:: SUPPLIED DATA ::
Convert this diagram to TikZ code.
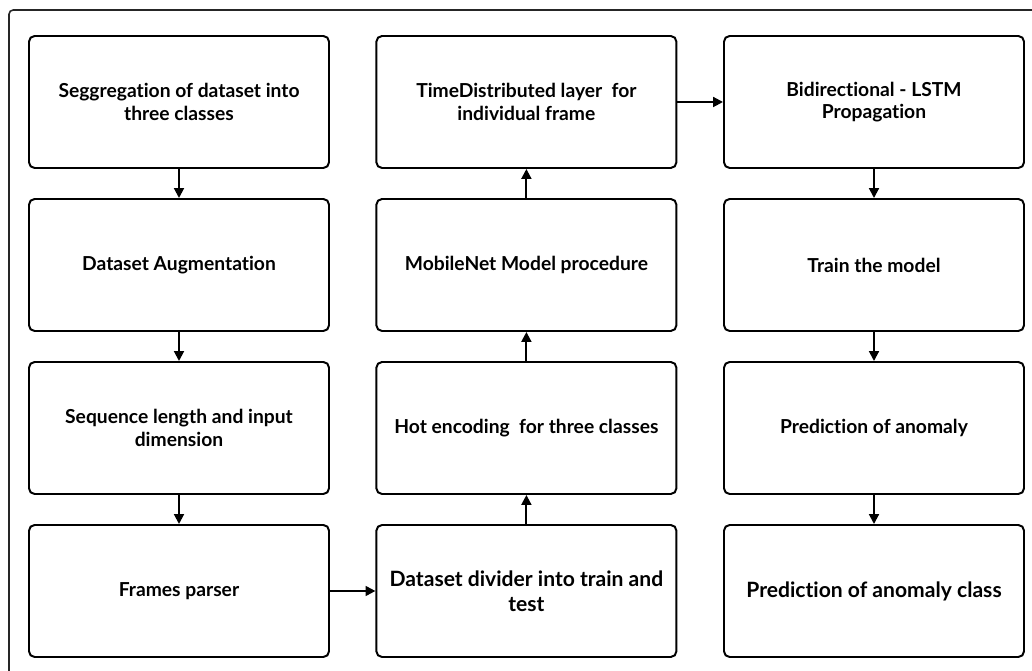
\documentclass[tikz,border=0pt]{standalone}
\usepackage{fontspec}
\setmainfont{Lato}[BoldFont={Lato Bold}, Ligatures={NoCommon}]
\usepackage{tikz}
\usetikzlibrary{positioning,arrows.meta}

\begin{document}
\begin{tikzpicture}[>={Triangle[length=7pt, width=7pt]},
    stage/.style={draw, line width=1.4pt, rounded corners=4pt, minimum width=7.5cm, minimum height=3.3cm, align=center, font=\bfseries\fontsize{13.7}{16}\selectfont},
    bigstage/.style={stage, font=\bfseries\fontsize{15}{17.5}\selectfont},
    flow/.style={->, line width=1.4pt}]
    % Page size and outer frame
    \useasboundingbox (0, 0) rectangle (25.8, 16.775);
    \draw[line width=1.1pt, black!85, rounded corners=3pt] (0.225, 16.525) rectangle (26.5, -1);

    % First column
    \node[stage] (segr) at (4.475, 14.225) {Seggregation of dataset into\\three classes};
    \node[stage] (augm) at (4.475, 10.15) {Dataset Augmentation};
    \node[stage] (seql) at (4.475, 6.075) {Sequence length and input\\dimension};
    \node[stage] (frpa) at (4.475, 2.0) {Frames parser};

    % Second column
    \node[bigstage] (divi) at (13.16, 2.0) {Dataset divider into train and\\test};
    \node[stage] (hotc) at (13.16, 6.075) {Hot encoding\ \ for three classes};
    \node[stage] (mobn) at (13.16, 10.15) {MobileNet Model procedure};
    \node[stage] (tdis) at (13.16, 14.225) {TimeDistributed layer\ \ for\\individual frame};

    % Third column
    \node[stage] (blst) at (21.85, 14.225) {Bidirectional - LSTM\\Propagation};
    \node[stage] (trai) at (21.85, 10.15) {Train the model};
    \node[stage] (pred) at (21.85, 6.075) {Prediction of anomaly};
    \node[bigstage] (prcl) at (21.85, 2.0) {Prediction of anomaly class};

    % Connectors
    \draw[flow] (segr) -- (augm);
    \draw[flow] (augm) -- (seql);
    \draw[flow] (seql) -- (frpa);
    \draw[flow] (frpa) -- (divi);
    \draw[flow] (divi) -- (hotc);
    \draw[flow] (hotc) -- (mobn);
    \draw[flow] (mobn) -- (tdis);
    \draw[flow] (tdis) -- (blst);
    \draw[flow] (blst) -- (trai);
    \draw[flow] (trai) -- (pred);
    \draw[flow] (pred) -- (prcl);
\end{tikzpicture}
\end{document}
:::
_WHAT YOU SHOULD DO_
Strip out the pictures and quote the remaining data word for word.

_OUTPUT FOR THIS TASK_
Convert this diagram to TikZ code.
\documentclass[tikz,border=0pt]{standalone}
\usepackage{fontspec}
\setmainfont{Lato}[BoldFont={Lato Bold}, Ligatures={NoCommon}]
\usepackage{tikz}
\usetikzlibrary{positioning,arrows.meta}

\begin{document}
\begin{tikzpicture}[>={Triangle[length=7pt, width=7pt]},
    stage/.style={draw, line width=1.4pt, rounded corners=4pt, minimum width=7.5cm, minimum height=3.3cm, align=center, font=\bfseries\fontsize{13.7}{16}\selectfont},
    bigstage/.style={stage, font=\bfseries\fontsize{15}{17.5}\selectfont},
    flow/.style={->, line width=1.4pt}]
    % Page size and outer frame
    \useasboundingbox (0, 0) rectangle (25.8, 16.775);
    \draw[line width=1.1pt, black!85, rounded corners=3pt] (0.225, 16.525) rectangle (26.5, -1);

    % First column
    \node[stage] (segr) at (4.475, 14.225) {Seggregation of dataset into\\three classes};
    \node[stage] (augm) at (4.475, 10.15) {Dataset Augmentation};
    \node[stage] (seql) at (4.475, 6.075) {Sequence length and input\\dimension};
    \node[stage] (frpa) at (4.475, 2.0) {Frames parser};

    % Second column
    \node[bigstage] (divi) at (13.16, 2.0) {Dataset divider into train and\\test};
    \node[stage] (hotc) at (13.16, 6.075) {Hot encoding\ \ for three classes};
    \node[stage] (mobn) at (13.16, 10.15) {MobileNet Model procedure};
    \node[stage] (tdis) at (13.16, 14.225) {TimeDistributed layer\ \ for\\individual frame};

    % Third column
    \node[stage] (blst) at (21.85, 14.225) {Bidirectional - LSTM\\Propagation};
    \node[stage] (trai) at (21.85, 10.15) {Train the model};
    \node[stage] (pred) at (21.85, 6.075) {Prediction of anomaly};
    \node[bigstage] (prcl) at (21.85, 2.0) {Prediction of anomaly class};

    % Connectors
    \draw[flow] (segr) -- (augm);
    \draw[flow] (augm) -- (seql);
    \draw[flow] (seql) -- (frpa);
    \draw[flow] (frpa) -- (divi);
    \draw[flow] (divi) -- (hotc);
    \draw[flow] (hotc) -- (mobn);
    \draw[flow] (mobn) -- (tdis);
    \draw[flow] (tdis) -- (blst);
    \draw[flow] (blst) -- (trai);
    \draw[flow] (trai) -- (pred);
    \draw[flow] (pred) -- (prcl);
\end{tikzpicture}
\end{document}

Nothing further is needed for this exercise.